The Russians are still launching satellites regularly to maintain the coverage of their warning network. I am skeptical of the claim they couldn't spot a sub launch (the IR signature is just as big a ground launch) and inclined to believe it is whining for more toys on the part of the good general.

Cruise missiles can escape early warning satellites, but note that Russian cities and silos are too far off the coast for the range of classic tomahawk ammunitions (I only count launches from attack subs, launches from conventional bombers are too easy to spot, they are relatively slow, have low reach or they need a huge apparel of in-flight refueling, etc...).

The asymmetry  of this situation (US cities are highly vulnerable to an attack by sub cruise missiles) had the pentagon in anst for many years.

Now the B2 white elephant: remember that there are only 21 B2 in the US Air Force (like in : twenty-one), they are only stealth if they refrain from firing propelled ammo (no star pattern of cruise with 20 minutes flight time and IR+radar signature), which means no more than 21 targets can be processed in the first wave of the strike. Which makes them totally worthless, wahhahaahahaha !

Slow communication to subs only matters in case a rapid response is required, and for a first strike launch-time can be agreed upon in advance.

Well, that is exactly what I said, except it really means that the acoustically inferior Russian subs (of the present day) are ineffective as a deterrent.

Don't be mistaken: I agree that the morons in the Pentagon are masturbating themselves with dreams of nuking Russia (they've been for 30 years).
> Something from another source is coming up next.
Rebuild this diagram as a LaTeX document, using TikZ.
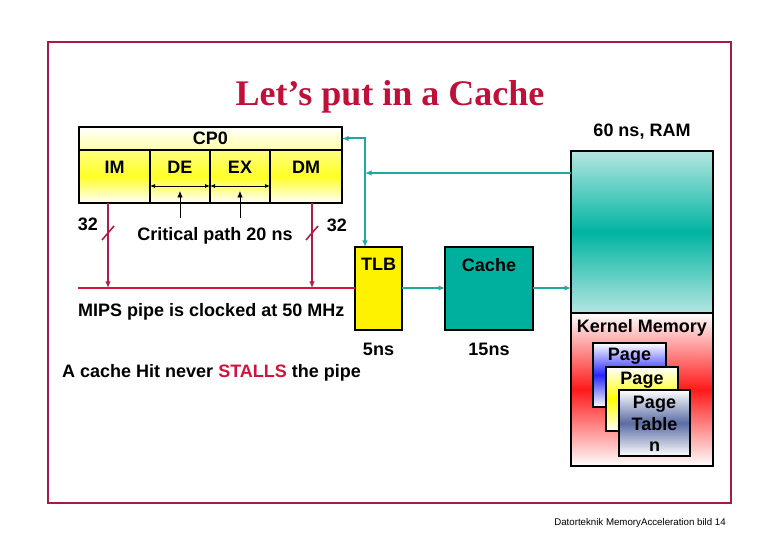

It's just that they can't do it just so quickly, in any case. And if they do try, >50% of the US population will be eliminated (it may be one of their goals actually).
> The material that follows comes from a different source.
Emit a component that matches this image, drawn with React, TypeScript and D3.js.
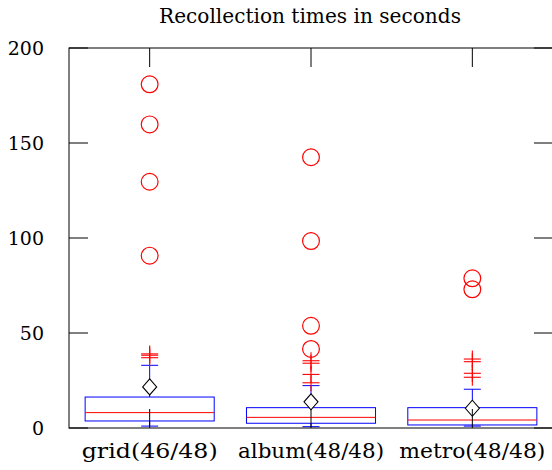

by Pierre on Thu Dec 20th, 2007 at 10:29:08 AM EST
[ Parent ]
Without rehashing the whole article by Lieber and Press, as well as the extended discussion in a following issue of Foreign Affairs, it's worth noticing that Putin is talking about the Cuban Missile Crisis without any of the obvious motives you attribute to Russian generals looking for a bigger slice of the budget, and that Arbatov basically agrees with the assessment by Lieber and Press.

Not even the unspeakable Secretary Flory disputes the main facts about the deterioration of the Russian nuclear arsenal, especially the assertion by Lieber and Press that all nine of Russia's nuclear submarines are sometimes sitting simultaneously in port.

The erratic quality of Russian satellites opens a lot of little windows of opportunity, and their communication links are especially vulnerable to jamming.  When Putin talks about the current situation as a technological equivalent of the Cuban Missilie crisis, that's part of what he means.

(I only posted on European Tribune out of admiration for Jerome, and the rest of it is just a sad joke.)

by Jacob Freeze on Thu Dec 20th, 2007 at 10:58:30 AM EST
[ Parent ]
Discussing improvements in US submarine-based missiles, Lieber and Press write:
The result of these upgrades is stunning. During the last years of the Cold War, a U.S. SLBM warhead had roughly a 12 percent chance of destroying a hardened Russian ICBM silo. Of the two types of U.S. submarine-launched warheads currently deployed, one has about a 90 percent likelihood of destroying such a silo and the other has a 98 percent chance. Despite such progress, the United States continues to improve the lethality of its SLBMs. These steps are unnecessary for deterrence and strongly suggest a desire for nuclear primacy. Only such a goal would justify additional upgrades to U.S. counterforce capabilities.

The Russians have 3500 nuclear warheads, but the number of silo emplacements is in the hundreds. That number is well within the range of possible destruction by submarine launched MIRV vehicles, without relying either on land-based ICBM's or cruise missiles.

(I only posted on European Tribune out of admiration for Jerome, and the rest of it is just a sad joke.)